From the very first line of the data to the line containing "Chart.register(...registerables);", retype everything exactly, leaving the pictures behind.

▸ Collection entries

##########

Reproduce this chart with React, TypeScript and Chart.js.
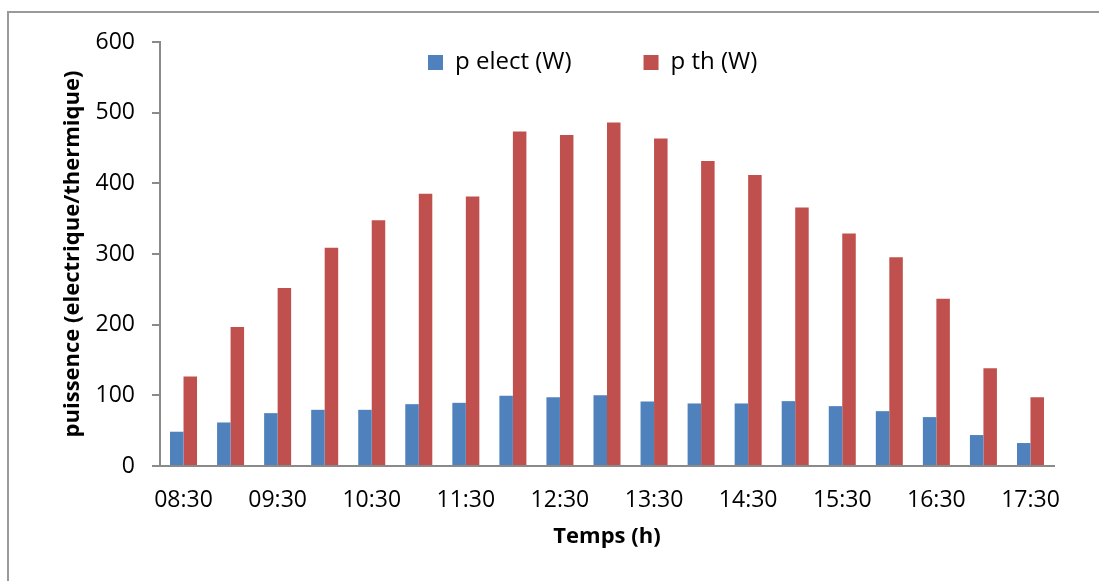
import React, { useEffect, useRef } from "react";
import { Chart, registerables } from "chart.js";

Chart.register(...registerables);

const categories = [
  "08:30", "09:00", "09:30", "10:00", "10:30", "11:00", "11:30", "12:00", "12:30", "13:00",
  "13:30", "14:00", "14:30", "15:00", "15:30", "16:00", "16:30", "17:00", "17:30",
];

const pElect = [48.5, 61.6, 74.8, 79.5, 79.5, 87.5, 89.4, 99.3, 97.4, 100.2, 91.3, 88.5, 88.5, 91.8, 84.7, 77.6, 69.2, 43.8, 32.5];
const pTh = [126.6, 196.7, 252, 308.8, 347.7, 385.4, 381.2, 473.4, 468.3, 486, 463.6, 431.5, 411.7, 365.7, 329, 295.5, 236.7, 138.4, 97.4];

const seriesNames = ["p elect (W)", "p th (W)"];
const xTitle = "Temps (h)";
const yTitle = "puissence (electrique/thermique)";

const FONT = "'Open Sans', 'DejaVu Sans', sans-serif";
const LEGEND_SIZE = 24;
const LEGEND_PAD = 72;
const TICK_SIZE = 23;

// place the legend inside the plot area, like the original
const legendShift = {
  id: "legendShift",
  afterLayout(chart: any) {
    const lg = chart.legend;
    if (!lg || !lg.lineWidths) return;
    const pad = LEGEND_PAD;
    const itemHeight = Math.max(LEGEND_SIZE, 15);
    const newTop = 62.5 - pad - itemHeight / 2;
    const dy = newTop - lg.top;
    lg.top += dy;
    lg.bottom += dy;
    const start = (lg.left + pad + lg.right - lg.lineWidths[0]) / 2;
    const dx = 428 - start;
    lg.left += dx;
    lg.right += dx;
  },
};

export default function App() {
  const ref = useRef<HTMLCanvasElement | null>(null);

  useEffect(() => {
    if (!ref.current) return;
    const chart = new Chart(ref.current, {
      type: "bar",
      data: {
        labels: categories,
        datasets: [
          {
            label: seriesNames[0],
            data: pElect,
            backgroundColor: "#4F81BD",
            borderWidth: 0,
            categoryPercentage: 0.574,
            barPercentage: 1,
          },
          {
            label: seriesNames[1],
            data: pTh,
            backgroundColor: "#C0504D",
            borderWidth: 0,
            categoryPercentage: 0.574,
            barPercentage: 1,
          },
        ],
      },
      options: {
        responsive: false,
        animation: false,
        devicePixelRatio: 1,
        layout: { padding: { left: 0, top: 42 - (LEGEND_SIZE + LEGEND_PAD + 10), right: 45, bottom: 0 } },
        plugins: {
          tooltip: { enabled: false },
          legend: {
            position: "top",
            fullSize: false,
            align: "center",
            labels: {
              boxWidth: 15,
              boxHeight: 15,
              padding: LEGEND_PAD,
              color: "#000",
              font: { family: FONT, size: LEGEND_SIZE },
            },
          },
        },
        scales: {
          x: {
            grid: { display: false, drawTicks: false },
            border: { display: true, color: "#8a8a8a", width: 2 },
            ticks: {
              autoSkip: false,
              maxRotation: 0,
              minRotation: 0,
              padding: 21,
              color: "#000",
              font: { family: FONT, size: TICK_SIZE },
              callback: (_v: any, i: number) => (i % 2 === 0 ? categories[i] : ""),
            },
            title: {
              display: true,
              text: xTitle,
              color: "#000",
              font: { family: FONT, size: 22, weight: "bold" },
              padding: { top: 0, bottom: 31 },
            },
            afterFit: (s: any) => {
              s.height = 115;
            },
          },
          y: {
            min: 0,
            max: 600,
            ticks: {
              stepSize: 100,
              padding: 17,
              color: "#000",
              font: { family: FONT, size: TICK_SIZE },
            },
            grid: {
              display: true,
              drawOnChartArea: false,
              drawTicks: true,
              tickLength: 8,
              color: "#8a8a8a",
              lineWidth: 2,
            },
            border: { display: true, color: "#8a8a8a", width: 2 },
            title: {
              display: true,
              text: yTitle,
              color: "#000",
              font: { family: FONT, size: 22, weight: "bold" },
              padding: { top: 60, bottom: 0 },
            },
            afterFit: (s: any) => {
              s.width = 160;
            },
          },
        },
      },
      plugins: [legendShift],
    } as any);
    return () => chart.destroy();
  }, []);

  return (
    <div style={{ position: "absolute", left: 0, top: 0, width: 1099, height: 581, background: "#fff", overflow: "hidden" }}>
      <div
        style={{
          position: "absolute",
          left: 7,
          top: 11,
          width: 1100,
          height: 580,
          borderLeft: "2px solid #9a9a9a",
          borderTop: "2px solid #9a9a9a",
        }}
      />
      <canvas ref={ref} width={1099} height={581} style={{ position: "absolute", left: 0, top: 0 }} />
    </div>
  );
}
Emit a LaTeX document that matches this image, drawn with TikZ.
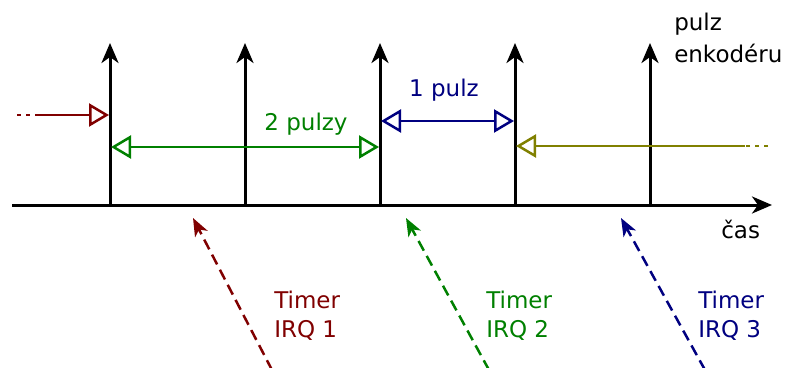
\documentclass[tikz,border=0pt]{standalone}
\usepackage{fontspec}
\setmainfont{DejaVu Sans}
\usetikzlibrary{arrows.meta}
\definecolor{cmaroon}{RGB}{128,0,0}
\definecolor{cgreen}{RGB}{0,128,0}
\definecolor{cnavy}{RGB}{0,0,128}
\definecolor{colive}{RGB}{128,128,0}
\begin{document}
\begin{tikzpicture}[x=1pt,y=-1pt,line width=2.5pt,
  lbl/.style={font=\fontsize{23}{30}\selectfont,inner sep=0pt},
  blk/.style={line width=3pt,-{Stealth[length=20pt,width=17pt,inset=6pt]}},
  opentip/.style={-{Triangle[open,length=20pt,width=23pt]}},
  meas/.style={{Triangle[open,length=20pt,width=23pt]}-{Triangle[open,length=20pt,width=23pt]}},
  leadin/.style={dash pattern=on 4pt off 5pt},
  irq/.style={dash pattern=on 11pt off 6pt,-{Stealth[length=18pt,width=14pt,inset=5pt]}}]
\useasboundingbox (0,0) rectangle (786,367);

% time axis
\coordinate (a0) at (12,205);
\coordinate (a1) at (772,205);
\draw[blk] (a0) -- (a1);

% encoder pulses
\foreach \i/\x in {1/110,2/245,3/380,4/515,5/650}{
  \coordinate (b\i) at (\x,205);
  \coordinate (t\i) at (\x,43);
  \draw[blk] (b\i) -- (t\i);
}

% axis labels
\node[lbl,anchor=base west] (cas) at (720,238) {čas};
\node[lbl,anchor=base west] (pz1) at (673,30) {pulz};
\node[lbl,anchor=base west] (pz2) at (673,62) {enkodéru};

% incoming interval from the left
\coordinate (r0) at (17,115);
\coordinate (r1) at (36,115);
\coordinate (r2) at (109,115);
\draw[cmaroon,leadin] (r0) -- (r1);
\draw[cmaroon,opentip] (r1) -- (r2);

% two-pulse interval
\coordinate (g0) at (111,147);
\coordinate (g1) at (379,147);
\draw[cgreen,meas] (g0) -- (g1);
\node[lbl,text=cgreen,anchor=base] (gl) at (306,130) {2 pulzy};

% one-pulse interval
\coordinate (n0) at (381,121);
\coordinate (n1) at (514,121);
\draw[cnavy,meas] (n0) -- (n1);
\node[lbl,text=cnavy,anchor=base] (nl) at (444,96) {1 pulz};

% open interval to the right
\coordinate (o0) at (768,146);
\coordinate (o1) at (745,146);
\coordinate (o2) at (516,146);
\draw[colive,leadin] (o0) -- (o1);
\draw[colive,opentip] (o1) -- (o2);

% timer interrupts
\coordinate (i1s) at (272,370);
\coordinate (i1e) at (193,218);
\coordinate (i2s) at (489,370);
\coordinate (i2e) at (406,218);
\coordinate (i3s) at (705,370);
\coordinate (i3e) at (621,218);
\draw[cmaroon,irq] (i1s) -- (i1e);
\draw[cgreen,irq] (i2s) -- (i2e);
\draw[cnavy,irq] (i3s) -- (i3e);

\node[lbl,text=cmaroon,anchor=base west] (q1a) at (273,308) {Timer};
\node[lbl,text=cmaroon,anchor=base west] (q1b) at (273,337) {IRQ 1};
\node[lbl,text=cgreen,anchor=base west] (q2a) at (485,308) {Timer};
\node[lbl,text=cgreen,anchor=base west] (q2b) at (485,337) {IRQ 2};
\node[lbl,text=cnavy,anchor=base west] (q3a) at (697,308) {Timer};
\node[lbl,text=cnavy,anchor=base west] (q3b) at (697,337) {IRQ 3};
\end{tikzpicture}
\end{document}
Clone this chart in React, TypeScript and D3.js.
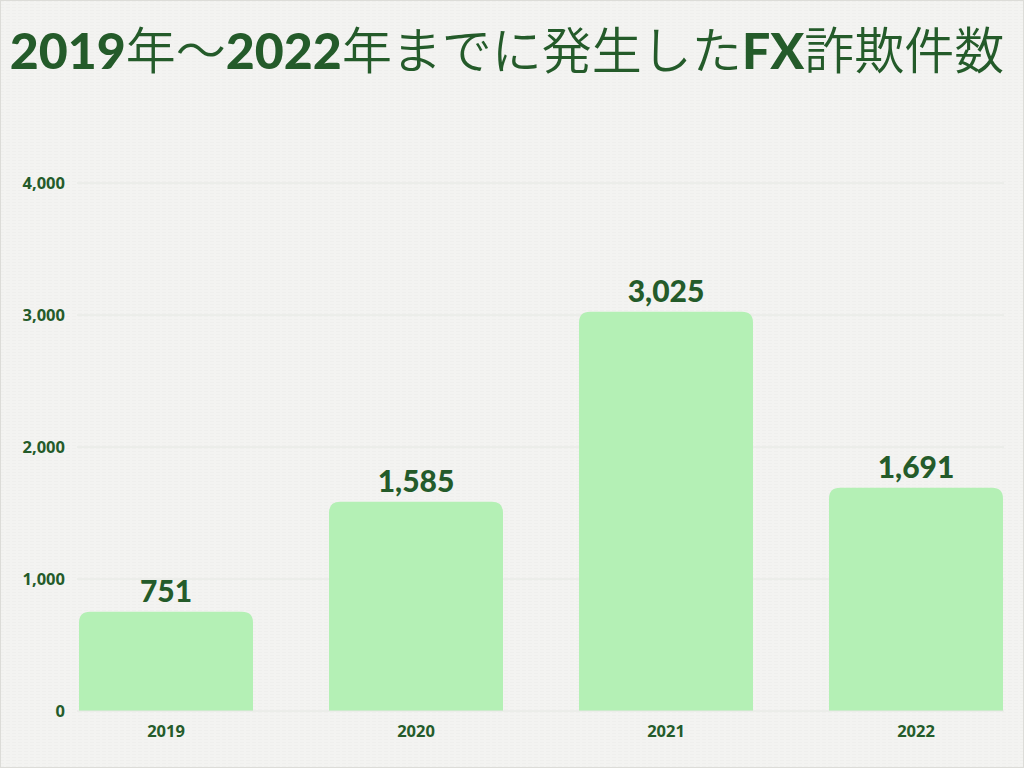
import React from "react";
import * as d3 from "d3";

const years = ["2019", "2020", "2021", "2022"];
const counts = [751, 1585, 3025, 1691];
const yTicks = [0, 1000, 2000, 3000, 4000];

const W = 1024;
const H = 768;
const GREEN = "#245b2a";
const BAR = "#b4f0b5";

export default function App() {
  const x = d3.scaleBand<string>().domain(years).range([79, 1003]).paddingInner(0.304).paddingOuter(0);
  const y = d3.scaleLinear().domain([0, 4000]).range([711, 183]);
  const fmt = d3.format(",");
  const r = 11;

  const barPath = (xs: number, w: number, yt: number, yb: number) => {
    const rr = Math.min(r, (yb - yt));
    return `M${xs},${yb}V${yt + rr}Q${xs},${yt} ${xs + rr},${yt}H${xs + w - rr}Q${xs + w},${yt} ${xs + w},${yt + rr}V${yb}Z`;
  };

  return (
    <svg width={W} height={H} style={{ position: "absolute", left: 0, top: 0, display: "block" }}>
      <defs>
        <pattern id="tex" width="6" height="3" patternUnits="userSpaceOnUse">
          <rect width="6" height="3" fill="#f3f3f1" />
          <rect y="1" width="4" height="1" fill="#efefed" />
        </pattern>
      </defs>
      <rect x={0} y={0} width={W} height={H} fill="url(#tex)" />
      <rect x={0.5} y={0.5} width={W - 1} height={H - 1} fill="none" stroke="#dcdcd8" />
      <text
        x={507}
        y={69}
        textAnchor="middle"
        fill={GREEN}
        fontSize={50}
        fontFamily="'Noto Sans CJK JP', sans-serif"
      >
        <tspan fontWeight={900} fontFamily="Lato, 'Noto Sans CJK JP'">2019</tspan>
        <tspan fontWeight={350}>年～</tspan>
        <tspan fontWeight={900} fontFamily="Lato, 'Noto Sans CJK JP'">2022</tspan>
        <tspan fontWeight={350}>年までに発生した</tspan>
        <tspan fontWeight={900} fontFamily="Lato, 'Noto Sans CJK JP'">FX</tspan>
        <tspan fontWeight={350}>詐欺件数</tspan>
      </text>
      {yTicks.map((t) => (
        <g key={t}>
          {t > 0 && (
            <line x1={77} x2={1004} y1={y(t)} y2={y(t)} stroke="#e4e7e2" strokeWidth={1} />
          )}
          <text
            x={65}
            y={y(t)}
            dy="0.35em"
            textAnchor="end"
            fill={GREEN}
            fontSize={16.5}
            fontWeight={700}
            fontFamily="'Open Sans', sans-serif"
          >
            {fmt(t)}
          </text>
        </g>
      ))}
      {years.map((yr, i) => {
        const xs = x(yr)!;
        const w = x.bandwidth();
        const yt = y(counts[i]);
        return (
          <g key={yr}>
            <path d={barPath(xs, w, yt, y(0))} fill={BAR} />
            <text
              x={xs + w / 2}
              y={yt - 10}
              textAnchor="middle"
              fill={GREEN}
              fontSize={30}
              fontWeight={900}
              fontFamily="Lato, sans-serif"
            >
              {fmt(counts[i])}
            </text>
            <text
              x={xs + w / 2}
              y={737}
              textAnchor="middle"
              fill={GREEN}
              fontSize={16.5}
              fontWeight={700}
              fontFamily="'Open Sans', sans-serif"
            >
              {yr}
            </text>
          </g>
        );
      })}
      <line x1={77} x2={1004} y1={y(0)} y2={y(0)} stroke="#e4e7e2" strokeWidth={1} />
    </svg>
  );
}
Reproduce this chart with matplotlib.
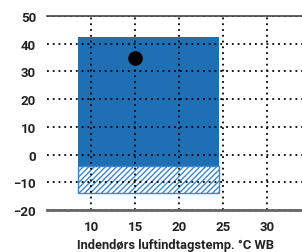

##########

▸ Output for this exercise
Reproduce this chart with React, TypeScript and Chart.js.
import React, { useEffect, useRef } from "react";
import { Chart, registerables } from "chart.js";

Chart.register(...registerables);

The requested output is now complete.